Nitrate Water Contamination: Filtration Methods and Health Limits

Volume I  ·  May 2026  ·  220 words

Nitrate (NO3) in drinking water, primarily from agricultural fertilizer runoff and septic system leaching, is regulated by the EPA at a maximum contaminant level of 10 mg/L (as nitrogen). Above this level, nitrate interferes with the blood's oxygen-carrying capacity (methemoglobinemia), with infants under 6 months at highest risk. Nitrate is an anion — negatively charged — and is not removed by activated carbon or mechanical filtration. Reverse osmosis is the primary point-of-use removal technology, with rejection rates of 85-95% for nitrate.
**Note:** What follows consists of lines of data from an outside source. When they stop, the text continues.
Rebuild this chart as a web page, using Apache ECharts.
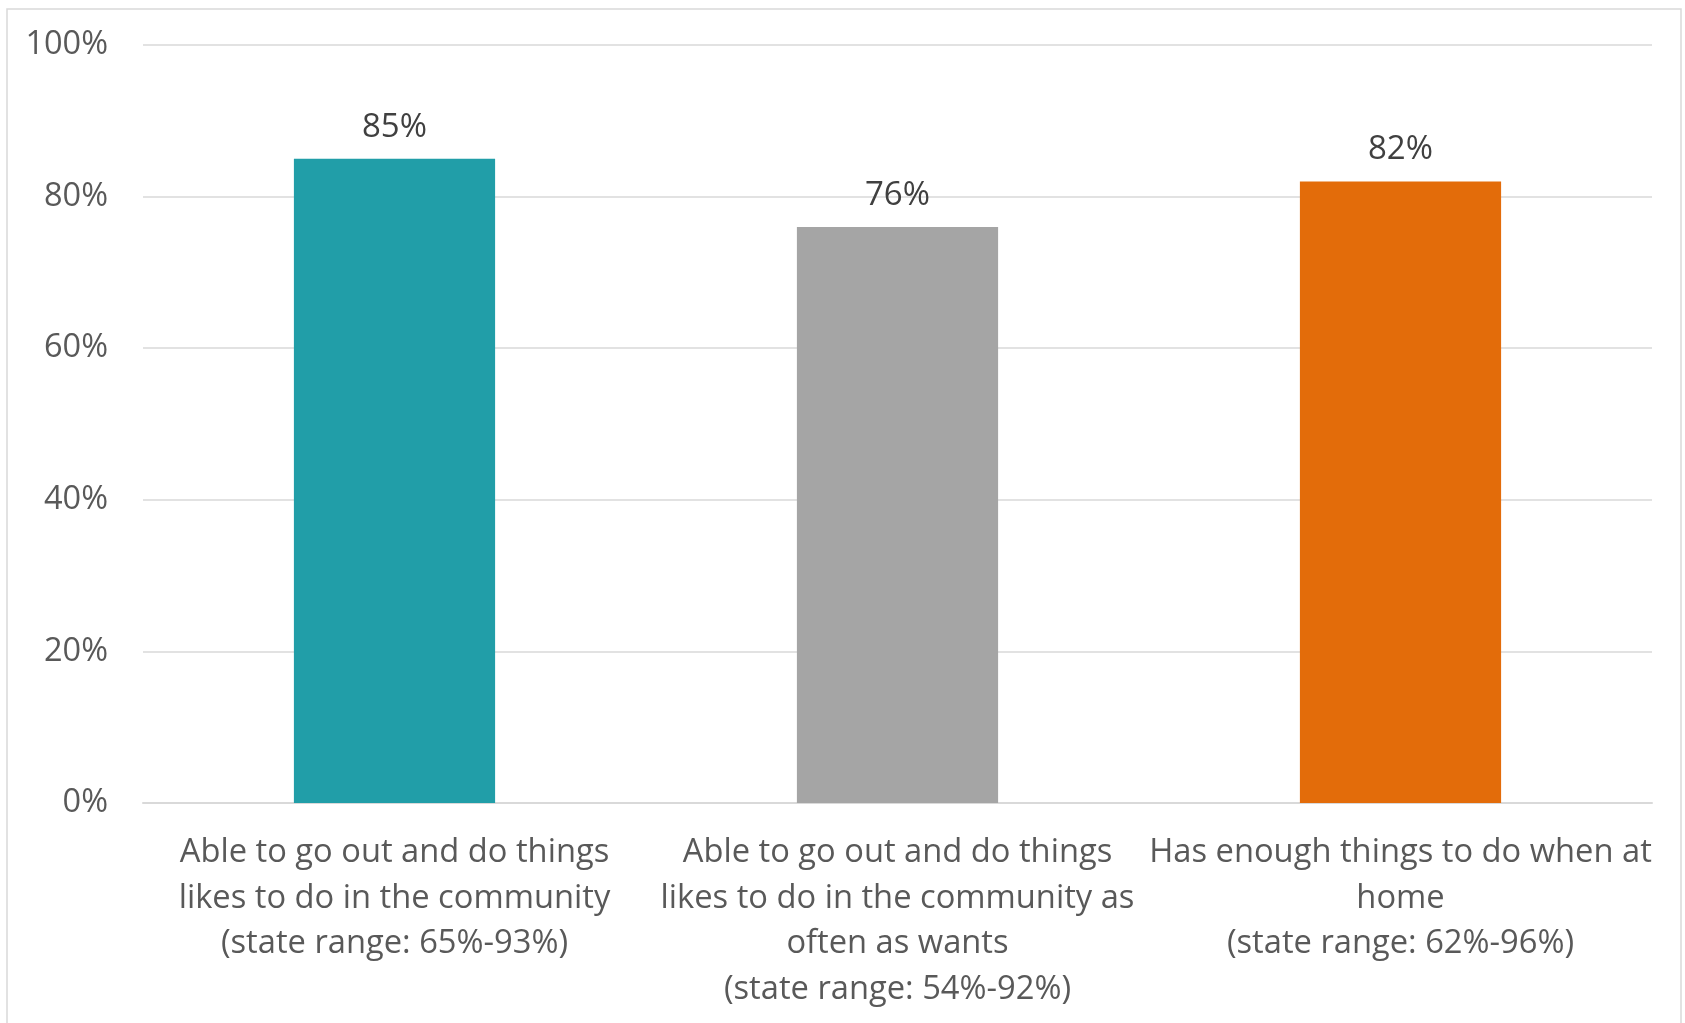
<!DOCTYPE html>
<html><head><meta charset="utf-8">
<script src="https://cdn.jsdelivr.net/npm/echarts@6/dist/echarts.min.js"></script>
<style>html,body{margin:0;padding:0;background:#fff}#c{width:1685px;height:1023px}</style>
</head><body><div id="c"></div>
<script>
const categories = [
  "Able to go out and do things\nlikes to do in the community\n(state range: 65%-93%)",
  "Able to go out and do things\nlikes to do in the community as\noften as wants\n(state range: 54%-92%)",
  "Has enough things to do when at\nhome\n(state range: 62%-96%)"
];
const values = [85, 76, 82];
const barColors = ["#219EA8", "#A5A5A5", "#E36C0A"];
const yTicks = [0, 20, 40, 60, 80, 100];

const font = "Open Sans";
const chart = echarts.init(document.getElementById('c'));
chart.setOption({
  animation: false,
  backgroundColor: '#fff',
  graphic: [{
    type: 'rect', shape: {x: 7, y: 9, width: 1674, height: 1030},
    style: {fill: 'none', stroke: '#D9D9D9', lineWidth: 1.5}, silent: true
  }],
  grid: {left: 143, right: 33, top: 45, bottom: 220, containLabel: false},
  xAxis: {
    type: 'category', data: categories,
    axisLine: {show: true, lineStyle: {color: '#D9D9D9', width: 2}},
    axisTick: {show: false},
    axisLabel: {
      interval: 0, margin: 27, color: '#595959',
      fontFamily: font, fontSize: 32.7, lineHeight: 45.5, align: 'center'
    }
  },
  yAxis: {
    type: 'value', min: 0, max: 100, interval: 20,
    axisLine: {show: false}, axisTick: {show: false},
    splitLine: {lineStyle: {color: '#D9D9D9', width: 1.5}},
    axisLabel: {
      margin: 35, color: '#595959', fontFamily: font, fontSize: 32.5,
      padding: [4, 0, 0, 0],
      formatter: v => yTicks.includes(v) ? v + '%' : ''
    }
  },
  series: [{
    type: 'bar', barWidth: '40%',
    data: values.map((v, i) => ({value: v, itemStyle: {color: barColors[i]}})),
    label: {
      show: true, position: 'top', distance: 15, color: '#404040',
      fontFamily: font, fontSize: 33, formatter: p => p.value + '%'
    }
  }]
});
</script></body></html>
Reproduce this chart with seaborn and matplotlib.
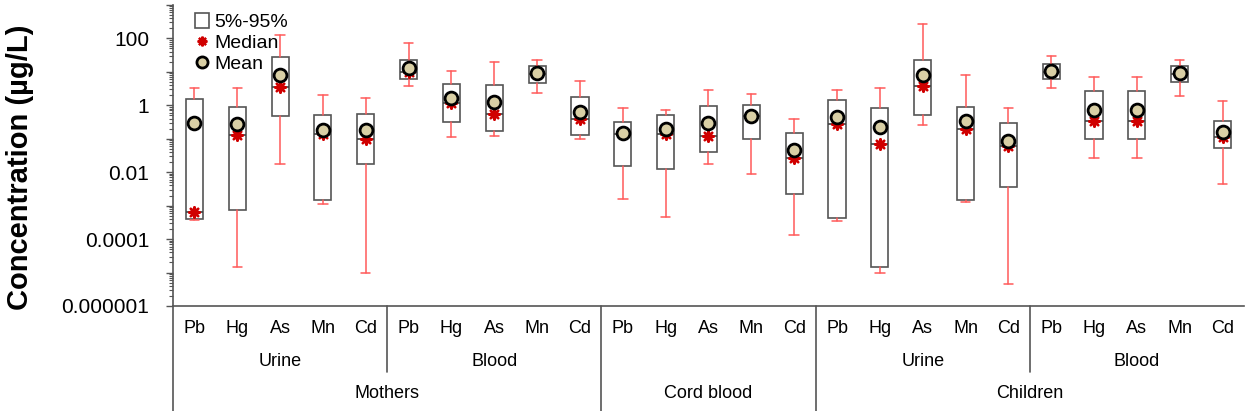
import matplotlib
matplotlib.use("Agg")
import matplotlib.pyplot as plt
import matplotlib.ticker as mticker
from matplotlib.lines import Line2D
from matplotlib.patches import Patch
import numpy as np
import pandas as pd
import seaborn as sns

# metals per sample group (ug/L)
metals = ["Pb", "Hg", "As", "Mn", "Cd"] * 5
matrix = ["Urine", "Blood", "", "Urine", "Blood"]
cohort = ["Mothers", "Cord blood", "Children"]

p95 = [3.2, 3.2, 126, 2.0, 1.66,
       72, 10.5, 20, 22, 5.4,
       0.85, 0.74, 2.8, 2.2, 0.38,
       2.95, 3.2, 263, 7.9, 0.81,
       30, 6.9, 6.9, 22, 1.3]
q75 = [1.55, 0.87, 28, 0.50, 0.56,
       22, 4.3, 4.0, 14.5, 1.8,
       0.32, 0.51, 0.98, 1.0, 0.145,
       1.45, 0.85, 22, 0.87, 0.30,
       16.6, 2.6, 2.6, 14.5, 0.35]
q25 = [4.1e-4, 7.2e-4, 0.49, 1.5e-3, 0.018,
       5.9, 0.31, 0.17, 4.7, 0.13,
       0.0155, 0.0126, 0.041, 0.095, 2.3e-3,
       4.3e-4, 1.5e-5, 0.51, 1.5e-3, 3.5e-3,
       6.2, 0.095, 0.095, 4.8, 0.054]
p5 = [3.6e-4, 1.5e-5, 0.018, 1.15e-3, 9.5e-6,
      3.7, 0.11, 0.117, 2.3, 0.10,
      1.6e-3, 4.6e-4, 0.018, 9.1e-3, 1.35e-4,
      3.5e-4, 9.8e-6, 0.26, 1.3e-3, 4.6e-6,
      3.4, 0.026, 0.026, 1.95, 4.5e-3]
median = [6.5e-4, 0.126, 3.5, 0.138, 0.095,
          10, 1.15, 0.54, 8.5, 0.38,
          0.135, 0.138, 0.117, 0.47, 0.026,
          0.28, 0.068, 3.7, 0.20, 0.062,
          9.8, 0.34, 0.34, 8.9, 0.11]
mean = [0.30, 0.275, 7.8, 0.18, 0.18,
        13, 1.6, 1.23, 9.1, 0.62,
        0.148, 0.20, 0.30, 0.48, 0.046,
        0.46, 0.23, 7.8, 0.33, 0.085,
        10.7, 0.72, 0.72, 9.5, 0.16]

df = pd.DataFrame({"pos": np.arange(len(metals)), "metal": metals,
                   "median": median, "mean": mean})

sns.set_theme(style="ticks")
plt.rcParams["font.family"] = ["Liberation Sans", "DejaVu Sans"]
plt.rcParams["text.color"] = "black"
plt.rcParams["ytick.labelcolor"] = "black"

fig = plt.figure(figsize=(12.48, 4.11), dpi=100)
ax = fig.add_axes([0.1386, 0.2555, 0.8582, 0.7325])

grey = "#555555"
red_line = "#ff5a5a"

stats = [dict(whislo=a, q1=b, med=c, q3=d, whishi=e)
         for a, b, c, d, e in zip(p5, q25, median, q75, p95)]
ax.bxp(stats, positions=df["pos"], widths=0.4, showfliers=False,
       patch_artist=True,
       boxprops=dict(facecolor="white", edgecolor=grey, linewidth=1.2),
       medianprops=dict(color="#404040", linewidth=1.2),
       whiskerprops=dict(color=red_line, linewidth=1.1),
       capprops=dict(color=red_line, linewidth=1.1),
       capwidths=0.22, manage_ticks=False)

sns.scatterplot(data=df, x="pos", y="median", ax=ax, marker=(8, 2, 0),
                s=55, color="#d00000", linewidth=1.8, zorder=4, legend=False)
sns.scatterplot(data=df, x="pos", y="mean", ax=ax, marker="o", s=85,
                color="#d9cfa5", edgecolor="black", linewidth=2, zorder=5,
                legend=False)

ax.set_yscale("log")
ax.set_ylim(1e-6, 1e3)
ax.set_xlim(-0.5, len(metals) - 0.5)
ax.yaxis.set_major_locator(mticker.LogLocator(base=10, numticks=20))
ax.yaxis.set_minor_locator(mticker.LogLocator(base=10, subs=np.arange(2, 10), numticks=20))
labels = {-6: "0.000001", -4: "0.0001", -2: "0.01", 0: "1", 2: "100"}
ax.yaxis.set_major_formatter(mticker.FuncFormatter(
    lambda v, p: labels.get(int(round(np.log10(v))), "")))
ax.tick_params(axis="y", which="major", length=5, width=1, color=grey,
               pad=12, labelsize=15, labelcolor="black")
ax.tick_params(axis="y", which="minor", length=3, width=0.8, color=grey)
ax.set_xticks([])
ax.set_xlabel("")
ax.set_ylabel("")
for side in ["top", "right"]:
    ax.spines[side].set_visible(False)
for side in ["left", "bottom"]:
    ax.spines[side].set_color(grey)
    ax.spines[side].set_linewidth(1.2)

fig.text(0.016, 0.594, "Concentration (µg/L)", rotation=90, ha="center",
         va="center", fontsize=21, fontweight="bold", color="black")

# hierarchical x labels
tr = ax.get_xaxis_transform()
for i, m in enumerate(metals):
    ax.text(i, -0.076, m, transform=tr, ha="center", va="center",
            fontsize=13, color="black")
for g, name in enumerate(matrix):
    if name:
        ax.text(g * 5 + 2, -0.183, name, transform=tr, ha="center",
                va="center", fontsize=13, color="black")
for g, name in zip([4.5, 12, 19.5], cohort):
    ax.text(g, -0.292, name, transform=tr, ha="center", va="center",
            fontsize=13, color="black")
for xs in [4.5, 19.5]:
    ax.plot([xs, xs], [0, -0.219], transform=tr, color=grey, lw=1.2,
            clip_on=False)
for xs in [-0.5, 9.5, 14.5]:
    ax.plot([xs, xs], [0, -0.36], transform=tr, color=grey, lw=1.2,
            clip_on=False)

handles = [
    Patch(facecolor="white", edgecolor=grey, linewidth=1.2, label="5%-95%"),
    Line2D([], [], marker=(8, 2, 0), color="#d00000", linestyle="none",
           markersize=7, markeredgewidth=1.6, label="Median"),
    Line2D([], [], marker="o", markerfacecolor="#d9cfa5",
           markeredgecolor="black", markeredgewidth=2, linestyle="none",
           markersize=8, label="Mean"),
]
ax.legend(handles=handles, loc="upper left", bbox_to_anchor=(0.013, 0.998),
          frameon=False, fontsize=14, handlelength=0.75, handleheight=0.75,
          handletextpad=0.25, labelspacing=0.15, borderaxespad=0)

fig.savefig("out.png", dpi=100)
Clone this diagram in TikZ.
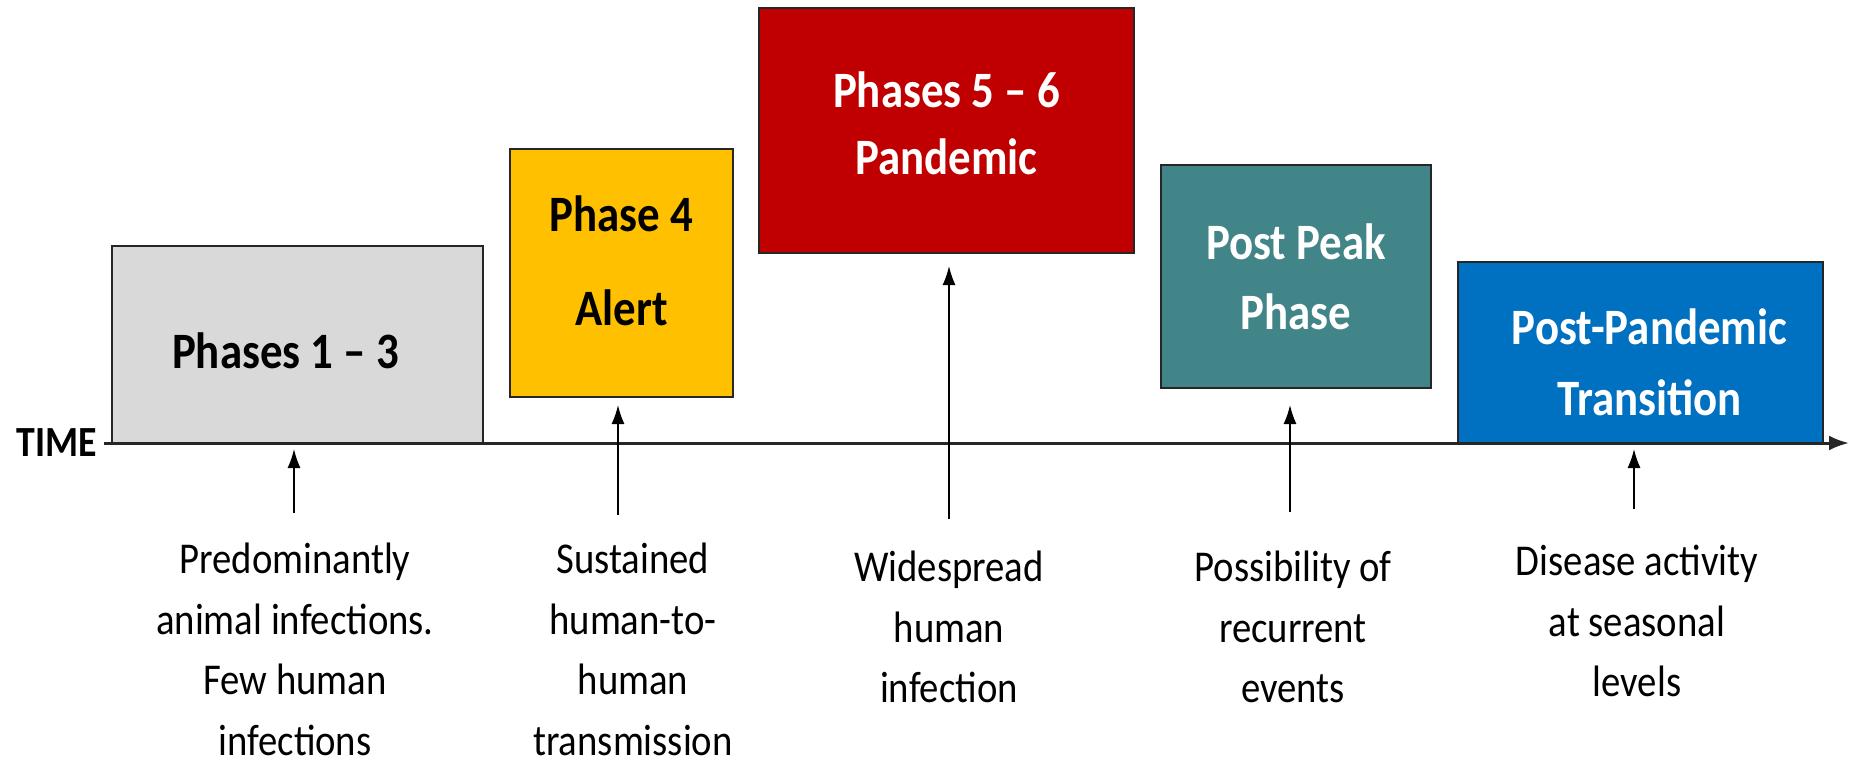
\documentclass[tikz,border=0pt]{standalone}
\usepackage{fontspec}
\setmainfont{Carlito}[FakeStretch=0.88]
\usetikzlibrary{arrows.meta}

\definecolor{greyphase}{HTML}{D9D9D9}
\definecolor{alertphase}{HTML}{FFC000}
\definecolor{pandphase}{HTML}{C00000}
\definecolor{peakphase}{HTML}{418588}
\definecolor{transphase}{HTML}{0070C0}
\definecolor{boxline}{HTML}{262626}

\begin{document}
\begin{tikzpicture}
        [x=1pt,y=-1pt,every node/.style={inner sep=0pt},
         phasebox/.style={draw=boxline,line width=2pt},
         phasetext/.style={align=center,font=\fontsize{51}{67}\selectfont\bfseries},
         note/.style={anchor=north,align=center,font=\fontsize{44}{60.5}\selectfont},
         pointer/.style={line width=1.6pt,-{Latex[length=19pt,width=13pt]}}]
        \useasboundingbox (0,0) rectangle (1849,764);
        %Phase boxes
        \node[phasebox,fill=greyphase,minimum width=371pt,minimum height=197pt,
              label={[phasetext,xshift=-12pt,yshift=-6pt]center:Phases 1 – 3}] (P13) at (297.5,344.5) {};
        \node[phasebox,fill=alertphase,minimum width=223pt,minimum height=248pt,
              label={[phasetext,yshift=12pt]center:{Phase 4\\[27pt]Alert}}] (P4) at (621.5,273) {};
        \node[phasebox,fill=pandphase,minimum width=375pt,minimum height=245pt,
              label={[phasetext,text=white,yshift=7pt]center:{Phases 5 – 6\\Pandemic}}] (P56) at (946.5,130.5) {};
        \node[phasebox,fill=peakphase,minimum width=270pt,minimum height=223pt,
              label={[phasetext,text=white]center:{Post Peak\\[3pt]Phase}}] (PPK) at (1296,276.5) {};
        \node[phasebox,fill=transphase,minimum width=365pt,minimum height=181pt,
              label={[phasetext,text=white,xshift=9pt,yshift=-10pt]center:{Post-Pandemic\\[4pt]Transition}}] (PPT) at (1640.5,352.5) {};

        %Time axis
        \coordinate (T0) at (104,443);
        \coordinate (T1) at (1849,443);
        \node[anchor=east,font=\fontsize{43}{50}\selectfont\bfseries] (TIME) at (97,443) {TIME};
        \draw[line width=3pt,draw=boxline,-{Latex[length=20pt,width=15pt]}] (T0) -- (T1);

        %Descriptions
        \node[note] (D13) at (295,543) {Predominantly\\animal infections.\\Few human\\infections};
        \node[note] (D4) at (633,543) {Sustained\\human-to-\\human\\transmission};
        \node[note] (D56) at (949,551) {Widespread\\human\\infection};
        \node[note] (DPK) at (1293,551) {Possibility of\\recurrent\\events};
        \node[note] (DPT) at (1637,545) {Disease activity\\at seasonal\\levels};

        \coordinate (S13) at (294,513);
        \coordinate (S4) at (618,515);
        \coordinate (S56) at (949,519);
        \coordinate (SPK) at (1290,512);
        \coordinate (SPT) at (1634,509);
        \path[every edge/.append style={pointer}]
        (S13)   edge[shorten >=5pt]     (S13 |- P13.south)
        (S4)    edge[shorten >=7pt]     (S4 |- P4.south)
        (S56)   edge[shorten >=12pt]    (S56 |- P56.south)
        (SPK)   edge[shorten >=16pt]    (SPK |- PPK.south)
        (SPT)   edge[shorten >=5pt]     (SPT |- PPT.south);
\end{tikzpicture}
\end{document}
The APEC ROES-50 reduces nitrate to below detection limits in most feed water concentrations. Ion exchange — the same mechanism used by water softeners but with anion exchange resin — also removes nitrate, exchanging nitrate ions for chloride ions. Whole-house anion exchange systems are more expensive than point-of-use RO ($800-1,500 vs $200-400) but treat all household water. Testing is the prerequisite: nitrate is tasteless, odorless, and colorless, and the only way to know if it is present is through a certified laboratory test ($20-40). Private well owners should test for nitrate annually, particularly in agricultural areas.